Take it from me, these tips for containing the clutter are the real deal. I've implemented them myself, and have had far fewer things fall on my head as a result. Some things still fall on my head though, because nobody's perfect.

(Maybe) Put everything into clear containers

This one is controversial, I know. I scoffed at this idea for so long. "Why should I spend money on clear containers when the food comes in containers?" I asked. Because, future me insists, seeing exactly everything you have in the pantry is an invaluable asset. I can't tell you how many duplicate bags of Jasmine rice I've purchased just because I couldn't easily take inventory of it before I hit the store. Cereal, rice, pasta, quinoa, couscous, oatmeal — get 'em all into clear bins! If they come with specific instructions, I cut them out of the package and tuck them inside so as not to overcook my farro.

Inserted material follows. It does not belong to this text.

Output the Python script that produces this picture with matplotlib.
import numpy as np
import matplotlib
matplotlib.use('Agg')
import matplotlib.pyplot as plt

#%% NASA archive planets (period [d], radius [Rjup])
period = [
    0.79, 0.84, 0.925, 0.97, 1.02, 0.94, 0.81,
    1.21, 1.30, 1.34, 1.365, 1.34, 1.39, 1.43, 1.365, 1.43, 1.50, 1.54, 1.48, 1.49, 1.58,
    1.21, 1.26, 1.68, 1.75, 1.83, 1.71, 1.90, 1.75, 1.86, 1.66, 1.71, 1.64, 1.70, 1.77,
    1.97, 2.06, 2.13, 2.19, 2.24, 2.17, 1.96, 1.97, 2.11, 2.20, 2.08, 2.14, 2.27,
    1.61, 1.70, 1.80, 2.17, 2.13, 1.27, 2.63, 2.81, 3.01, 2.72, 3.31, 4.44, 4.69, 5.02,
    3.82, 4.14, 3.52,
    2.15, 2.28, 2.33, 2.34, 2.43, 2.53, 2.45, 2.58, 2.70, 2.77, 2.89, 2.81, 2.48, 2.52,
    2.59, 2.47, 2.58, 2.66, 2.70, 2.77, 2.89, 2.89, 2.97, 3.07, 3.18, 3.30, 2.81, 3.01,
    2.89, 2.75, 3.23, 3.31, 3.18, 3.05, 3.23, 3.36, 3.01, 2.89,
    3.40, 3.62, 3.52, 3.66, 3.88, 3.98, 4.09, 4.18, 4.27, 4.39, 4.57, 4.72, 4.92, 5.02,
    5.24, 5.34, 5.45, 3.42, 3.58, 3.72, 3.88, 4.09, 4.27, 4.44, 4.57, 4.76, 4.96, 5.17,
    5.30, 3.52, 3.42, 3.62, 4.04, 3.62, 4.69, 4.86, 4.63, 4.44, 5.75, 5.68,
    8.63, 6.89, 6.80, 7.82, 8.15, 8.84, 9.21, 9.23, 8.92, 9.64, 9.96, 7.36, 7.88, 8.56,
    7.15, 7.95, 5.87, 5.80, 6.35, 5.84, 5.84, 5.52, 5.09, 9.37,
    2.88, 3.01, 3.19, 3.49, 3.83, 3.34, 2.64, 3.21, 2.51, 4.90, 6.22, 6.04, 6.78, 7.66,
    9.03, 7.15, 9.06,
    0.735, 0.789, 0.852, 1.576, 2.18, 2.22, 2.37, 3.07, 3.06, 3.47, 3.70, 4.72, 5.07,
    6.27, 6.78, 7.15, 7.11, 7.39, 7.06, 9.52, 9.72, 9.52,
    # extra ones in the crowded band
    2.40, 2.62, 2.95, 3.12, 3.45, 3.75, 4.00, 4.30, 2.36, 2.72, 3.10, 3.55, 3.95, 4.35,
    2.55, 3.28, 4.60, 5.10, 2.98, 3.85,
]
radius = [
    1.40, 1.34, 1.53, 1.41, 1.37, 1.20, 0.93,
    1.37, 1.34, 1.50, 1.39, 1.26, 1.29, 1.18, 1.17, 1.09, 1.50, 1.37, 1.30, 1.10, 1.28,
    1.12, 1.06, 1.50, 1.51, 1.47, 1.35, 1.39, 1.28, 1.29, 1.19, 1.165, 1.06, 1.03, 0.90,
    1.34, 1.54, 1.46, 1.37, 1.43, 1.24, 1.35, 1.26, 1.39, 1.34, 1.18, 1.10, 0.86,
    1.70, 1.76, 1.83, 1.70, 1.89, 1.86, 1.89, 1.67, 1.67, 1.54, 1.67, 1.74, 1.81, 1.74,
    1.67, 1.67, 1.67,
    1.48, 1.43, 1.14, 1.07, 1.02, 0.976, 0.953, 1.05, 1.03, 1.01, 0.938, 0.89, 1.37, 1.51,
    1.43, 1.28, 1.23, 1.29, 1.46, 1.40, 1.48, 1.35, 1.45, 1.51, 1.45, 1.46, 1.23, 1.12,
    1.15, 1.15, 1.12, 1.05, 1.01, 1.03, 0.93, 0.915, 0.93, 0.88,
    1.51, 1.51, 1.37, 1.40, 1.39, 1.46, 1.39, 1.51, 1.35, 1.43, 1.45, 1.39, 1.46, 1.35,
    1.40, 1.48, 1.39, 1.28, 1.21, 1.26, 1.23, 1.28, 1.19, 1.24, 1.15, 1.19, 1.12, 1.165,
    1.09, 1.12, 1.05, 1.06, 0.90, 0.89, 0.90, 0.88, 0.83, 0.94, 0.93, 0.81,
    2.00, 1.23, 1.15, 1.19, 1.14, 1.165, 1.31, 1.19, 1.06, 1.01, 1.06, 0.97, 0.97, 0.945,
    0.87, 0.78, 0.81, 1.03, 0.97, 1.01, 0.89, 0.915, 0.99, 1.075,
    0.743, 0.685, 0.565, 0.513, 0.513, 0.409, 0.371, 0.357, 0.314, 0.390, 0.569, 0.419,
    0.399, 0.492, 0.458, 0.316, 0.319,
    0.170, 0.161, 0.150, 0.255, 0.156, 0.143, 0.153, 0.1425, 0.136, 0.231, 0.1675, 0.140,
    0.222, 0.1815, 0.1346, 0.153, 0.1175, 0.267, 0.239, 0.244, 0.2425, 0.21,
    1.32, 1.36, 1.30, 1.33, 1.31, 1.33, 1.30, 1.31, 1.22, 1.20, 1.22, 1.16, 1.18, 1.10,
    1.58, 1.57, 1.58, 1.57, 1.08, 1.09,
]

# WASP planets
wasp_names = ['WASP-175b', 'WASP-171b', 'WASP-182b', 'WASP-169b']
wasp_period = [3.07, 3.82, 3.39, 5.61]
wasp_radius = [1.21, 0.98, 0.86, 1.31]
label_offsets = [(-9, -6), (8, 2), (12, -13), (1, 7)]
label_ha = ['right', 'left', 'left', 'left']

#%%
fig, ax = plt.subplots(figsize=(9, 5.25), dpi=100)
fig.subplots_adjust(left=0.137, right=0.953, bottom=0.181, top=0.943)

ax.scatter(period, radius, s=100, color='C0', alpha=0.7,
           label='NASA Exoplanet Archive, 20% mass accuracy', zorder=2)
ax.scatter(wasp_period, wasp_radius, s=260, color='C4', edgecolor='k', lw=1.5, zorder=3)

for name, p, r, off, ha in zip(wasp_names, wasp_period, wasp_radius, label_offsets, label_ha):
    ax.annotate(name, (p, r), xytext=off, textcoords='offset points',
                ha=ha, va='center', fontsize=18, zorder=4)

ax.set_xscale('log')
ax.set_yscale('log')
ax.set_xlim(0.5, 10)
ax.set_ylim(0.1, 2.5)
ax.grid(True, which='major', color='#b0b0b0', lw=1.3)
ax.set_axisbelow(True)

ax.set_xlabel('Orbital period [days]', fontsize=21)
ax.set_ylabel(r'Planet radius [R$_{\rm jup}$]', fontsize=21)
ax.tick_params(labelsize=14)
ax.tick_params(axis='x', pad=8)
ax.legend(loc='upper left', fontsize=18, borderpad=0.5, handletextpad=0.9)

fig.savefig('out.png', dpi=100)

You don't need to run out and purchase all new storage bins, either. Collect clear vessels little by little, and before you know it, a complete organizational collection will be amassed. Some ideas for repurposed clear containers: quart containers leftover from takeout, washed-out sauce jars, and plastic bins from Costco-sized snacks (yeah, I'm talking about the giant tub of peanut butter pretzels . . . you know the one). And if you've tried the clear container thing and it made you nuts? Skip it! Your pantry, your rules.

Label everything

It doesn't need to be a fancy machine-made label, I just use Scotch tape and a Sharpie, marked with the date opened and expiration date. I learned this all-important tip from my mom, who's fastidious in her labeling of pantry, fridge, and freezer items. It's easier than we like to believe to let things go past their expiration dates, especially if they're out of their original packaging. Take this extra step and save yourself the stress later.

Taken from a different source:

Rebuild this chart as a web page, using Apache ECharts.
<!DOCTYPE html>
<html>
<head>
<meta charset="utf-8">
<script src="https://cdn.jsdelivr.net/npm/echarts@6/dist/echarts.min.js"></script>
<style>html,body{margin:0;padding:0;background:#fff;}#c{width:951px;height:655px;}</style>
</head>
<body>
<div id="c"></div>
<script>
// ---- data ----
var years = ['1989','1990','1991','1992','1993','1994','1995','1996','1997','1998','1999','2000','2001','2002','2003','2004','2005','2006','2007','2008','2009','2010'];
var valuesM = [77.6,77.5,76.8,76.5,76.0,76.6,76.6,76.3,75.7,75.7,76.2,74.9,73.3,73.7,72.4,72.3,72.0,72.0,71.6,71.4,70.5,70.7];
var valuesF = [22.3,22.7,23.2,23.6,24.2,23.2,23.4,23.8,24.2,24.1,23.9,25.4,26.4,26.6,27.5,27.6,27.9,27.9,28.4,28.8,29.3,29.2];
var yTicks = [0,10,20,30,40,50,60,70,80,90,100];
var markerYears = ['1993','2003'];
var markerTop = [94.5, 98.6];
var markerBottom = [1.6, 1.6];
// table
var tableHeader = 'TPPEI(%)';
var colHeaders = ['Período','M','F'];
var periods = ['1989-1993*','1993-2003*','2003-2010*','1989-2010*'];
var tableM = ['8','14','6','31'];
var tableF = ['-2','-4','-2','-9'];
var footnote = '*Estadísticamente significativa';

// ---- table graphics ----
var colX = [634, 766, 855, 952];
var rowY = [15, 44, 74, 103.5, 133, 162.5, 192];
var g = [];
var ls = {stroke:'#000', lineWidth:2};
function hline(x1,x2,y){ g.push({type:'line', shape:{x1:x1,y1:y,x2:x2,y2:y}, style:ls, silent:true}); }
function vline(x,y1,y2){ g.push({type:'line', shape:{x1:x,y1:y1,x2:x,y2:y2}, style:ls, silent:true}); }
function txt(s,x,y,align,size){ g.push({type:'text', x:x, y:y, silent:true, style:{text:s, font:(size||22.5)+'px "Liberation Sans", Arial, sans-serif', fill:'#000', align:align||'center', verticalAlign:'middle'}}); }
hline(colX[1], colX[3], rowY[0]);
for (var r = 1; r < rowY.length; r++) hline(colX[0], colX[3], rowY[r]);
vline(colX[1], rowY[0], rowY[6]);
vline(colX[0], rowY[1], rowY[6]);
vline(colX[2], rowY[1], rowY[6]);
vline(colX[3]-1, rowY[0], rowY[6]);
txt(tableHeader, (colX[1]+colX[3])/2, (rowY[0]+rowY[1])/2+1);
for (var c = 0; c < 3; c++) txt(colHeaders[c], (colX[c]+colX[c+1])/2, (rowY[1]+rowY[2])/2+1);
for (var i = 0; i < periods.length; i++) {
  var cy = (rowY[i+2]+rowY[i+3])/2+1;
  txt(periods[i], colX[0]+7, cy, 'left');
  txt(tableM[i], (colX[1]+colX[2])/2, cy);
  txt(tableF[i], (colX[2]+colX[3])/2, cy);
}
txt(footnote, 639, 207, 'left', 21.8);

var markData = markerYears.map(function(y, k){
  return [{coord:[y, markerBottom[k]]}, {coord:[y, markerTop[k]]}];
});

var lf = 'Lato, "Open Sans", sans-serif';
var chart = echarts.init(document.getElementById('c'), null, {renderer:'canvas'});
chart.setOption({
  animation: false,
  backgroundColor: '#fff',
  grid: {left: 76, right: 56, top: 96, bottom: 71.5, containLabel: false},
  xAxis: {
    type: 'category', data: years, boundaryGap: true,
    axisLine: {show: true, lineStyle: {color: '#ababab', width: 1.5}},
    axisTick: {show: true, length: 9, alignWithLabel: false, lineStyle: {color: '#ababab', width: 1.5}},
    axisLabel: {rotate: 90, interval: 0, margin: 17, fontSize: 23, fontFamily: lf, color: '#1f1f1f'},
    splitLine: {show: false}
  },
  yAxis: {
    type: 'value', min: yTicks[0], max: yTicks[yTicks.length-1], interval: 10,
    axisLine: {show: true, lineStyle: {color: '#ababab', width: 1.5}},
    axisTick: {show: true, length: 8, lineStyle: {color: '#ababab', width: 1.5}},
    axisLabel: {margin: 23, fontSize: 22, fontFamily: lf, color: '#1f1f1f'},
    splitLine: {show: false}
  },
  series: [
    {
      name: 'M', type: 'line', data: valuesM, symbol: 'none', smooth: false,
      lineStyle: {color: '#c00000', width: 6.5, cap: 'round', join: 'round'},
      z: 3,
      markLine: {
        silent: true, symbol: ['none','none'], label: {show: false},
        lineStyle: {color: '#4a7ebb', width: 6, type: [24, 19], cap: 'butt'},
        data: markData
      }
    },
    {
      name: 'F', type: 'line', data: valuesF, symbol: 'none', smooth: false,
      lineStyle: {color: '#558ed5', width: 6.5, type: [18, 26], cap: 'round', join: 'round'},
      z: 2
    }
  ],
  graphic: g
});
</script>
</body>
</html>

Elevate things with wire racks 

Let's say your cabinet shelf is a foot tall, but you're leaving 8 inches of space above the jar of peanut butter . . . you can definitely be storing more efficiently. If you have yet to be introduced to shelf risers, oh man, are you in for a treat. They are the simplest addition to your pantry, but they completely transform the amount of storage available to you. By elevating one layer of items (spices, dry goods, jars of sauce, etc.) you get an entirely new level of space with which to store things. Bonus points for tiered shelving that keeps everything on display — like stadium seating for spices.

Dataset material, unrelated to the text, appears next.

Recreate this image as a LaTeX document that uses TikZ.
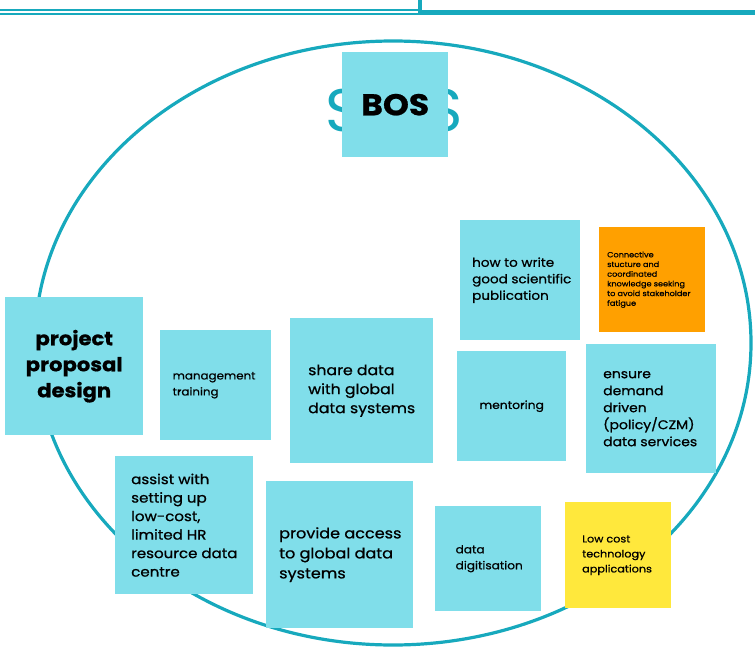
\documentclass[tikz,border=0pt]{standalone}
\usepackage{fontspec}
\setmainfont{Poppins}[FakeStretch=1.1, FakeBold=0.8]
\newfontfamily\lightfont{Poppins}
\usetikzlibrary{positioning}
\definecolor{ringteal}{HTML}{17A9BD}
\definecolor{cardblue}{HTML}{80DEEA}
\definecolor{cardorange}{HTML}{FFA000}
\definecolor{cardyellow}{HTML}{FFE83C}

\begin{document}
\begin{tikzpicture}[x=1pt,y=1pt]
    \tikzstyle{every node}+=[inner sep=0pt]
    \tikzstyle{card}=[fill=cardblue, anchor=north west]
    \tikzstyle{note}=[anchor=west, align=left, text=black]
    \useasboundingbox (0,0) rectangle (755,-656);
    \draw [ringteal, line width=2] (0,-9.5) -- (419,-9.5);
    \draw [ringteal, line width=2] (0,-14) -- (419,-14);
    \draw [ringteal, line width=5] (419,-12.5) -- (755,-12.5);
    \draw [ringteal, line width=4] (419.5,0) -- (419.5,-13);
    \draw [ringteal, line width=3.2] (393,-343) ellipse [x radius=358, y radius=302];
    \node [text=ringteal, font=\fontsize{60}{60}\lightfont] (sleft) at (343.5,-111) {S};
    \node [text=ringteal, font=\fontsize{60}{60}\lightfont] (sright) at (445.5,-111) {S};
    \node [card, minimum width=106, minimum height=105] (bos) at (342,-52) {};
    \node [font=\fontsize{30}{30}\selectfont\bfseries] (bostext) at (bos.center) {BOS};
    \node [card, minimum width=120, minimum height=120] (howto) at (460,-220) {};
    \node [note, font=\fontsize{12.3}{16.5}\selectfont, right=12pt of howto.west] (howtotext) {how to write\\good scientific\\publication};
    \node [card, fill=cardorange, minimum width=106, minimum height=105] (fatigue) at (599,-227) {};
    \node [note, font=\fontsize{7.4}{9.7}\selectfont, right=8pt of fatigue.west] (fatiguetext) {Connective\\stucture and\\coordinated\\knowledge seeking\\to avoid stakeholder\\fatigue};
    \node [card, minimum width=138, minimum height=138] (proposal) at (5,-297) {};
    \node [align=center, font=\fontsize{19.2}{26}\selectfont\bfseries] (proposaltext) at (proposal.center) {project\\proposal\\design};
    \node [card, minimum width=111, minimum height=110] (mgmt) at (160,-330) {};
    \node [note, font=\fontsize{10.8}{16}\selectfont, right=12.5pt of mgmt.west] (mgmttext) {management\\training};
    \node [card, minimum width=143, minimum height=145] (share) at (290,-318) {};
    \node [note, font=\fontsize{14.3}{19}\selectfont, right=18pt of share.west] (sharetext) {share data\\with global\\data systems};
    \node [card, minimum width=109, minimum height=110] (mentor) at (457,-351) {};
    \node [font=\fontsize{11.2}{16}\selectfont] (mentortext) at (mentor.center) {mentoring};
    \node [card, minimum width=130, minimum height=129] (ensure) at (586,-344) {};
    \node [note, font=\fontsize{12.7}{17}\selectfont, right=17pt of ensure.west] (ensuretext) {ensure\\demand\\driven\\(policy/CZM)\\data services};
    \node [card, minimum width=138, minimum height=138] (assist) at (115,-456) {};
    \node [note, font=\fontsize{13.7}{18.5}\selectfont, right=16pt of assist.west] (assisttext) {assist with\\setting up\\low-cost,\\limited HR\\resource data\\centre};
    \node [card, minimum width=147, minimum height=147] (access) at (266,-481) {};
    \node [note, font=\fontsize{14.6}{20}\selectfont, right=13pt of access.west] (accesstext) {provide access\\to global data\\systems};
    \node [card, minimum width=106, minimum height=105] (digit) at (435,-506) {};
    \node [note, font=\fontsize{11}{16}\selectfont, right=20.5pt of digit.west] (digittext) {data\\digitisation};
    \node [card, fill=cardyellow, minimum width=106, minimum height=106] (lowcost) at (565,-502) {};
    \node [note, font=\fontsize{10.2}{15}\selectfont, right=17pt of lowcost.west] (lowcosttext) {Low cost\\technology\\applications};
\end{tikzpicture}
\end{document}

Add hooks to the inside of cabinet walls 

Take advantage of every last bit of space by adding hooks (Command or otherwise) to the inside walls of cabinets and closets. These are the perfect places to hang oven mitts, tea towels, utensils (with a hole in the handle), aprons, and mugs — in order to make room for more pantry items.

Keep all packets in one place 

Salad dressing mixes, taco seasonings, and other miscellaneous packets have a tendency to get lost in the shuffle of everything else in the pantry. Instead of losing and rebuying every packet-ed item, file them away in a recipe card box or a dedicated clear container.

Add wheels to bottom bins 

If you're working with a pantry that has space on the floor (as in, under the bottom-most shelf), it's ridiculously helpful to either get bins with wheels or add wheels to existing bins to create sliding storage. The wheeled bins slide out far easier than ones sitting on the floor getting dragged in and out, it's a total no-brainer.

Employ turntables for spices 

Just like an upscale breakfast table, but for spices in the pantry! Add turntables for spices, sauces, shakers, and more, to easily access all of them within the pantry. Now, instead of fumbling through the cinnamon and tumeric to reach the cayenne pepper, you can just spin on over to the side where it's located.

Get canned goods their own rack 

You know how satisfying it is at the grocery store when you remove one can of soup, and the next one just plops right into the empty slot? You too, can experience this feeling in your pantry, because there are racks that exist solely for this purpose. For a surplus of canned goods, a rack that holds them all on their sides seems to be the only way to go, yes? The less stacked-up, wobbling cans in the pantry, the better.

Stack bins for snacks 

Items like apple sauce pouches, bags of cheddar bunnies, and peanut butter packets exist most harmoniously in stackable bins. These kinds of open-front bins that nest on top of each other make small snacks and loose items easier to keep inventory of, as well as easier to access.

Give your spices some love 

You'll see below that a couple of our community members had differing opinions on how to organize spices. Mary says it "makes life much easier," but Carolyn says "I never wanted to alphabetize my spices because I wanted the ones that I used the most within the easiest reach (hello, oregano and smoked paprika!)." And I happen to agree . . . with both of them. While I don't have my spices alphabetically, I do have them in a drawer with some semblance of organization. I recently transferred all my spices into matching jars with adorable little labels, and they're so much easier to find than when they were in their original containers. I thought for a long time that I'd memorize what each bottle looked like and therefore never lose a spice . . . but that was simply not true.

Try an over-the-door shoe rack 

Says community member, Jerri D., "in addition to lazy Susans in several cabinets, I also use a hanging shoe rack on the inside of the utility room/pantry door . . . there are dozens of pockets for all kinds of products (i.e., pasta, lentils, dried fruits, pet treats, plastic storage bags, reusable produce bags, etc.). It saves tons of cabinet space and is surprisingly versatile!" Genius, Jerri!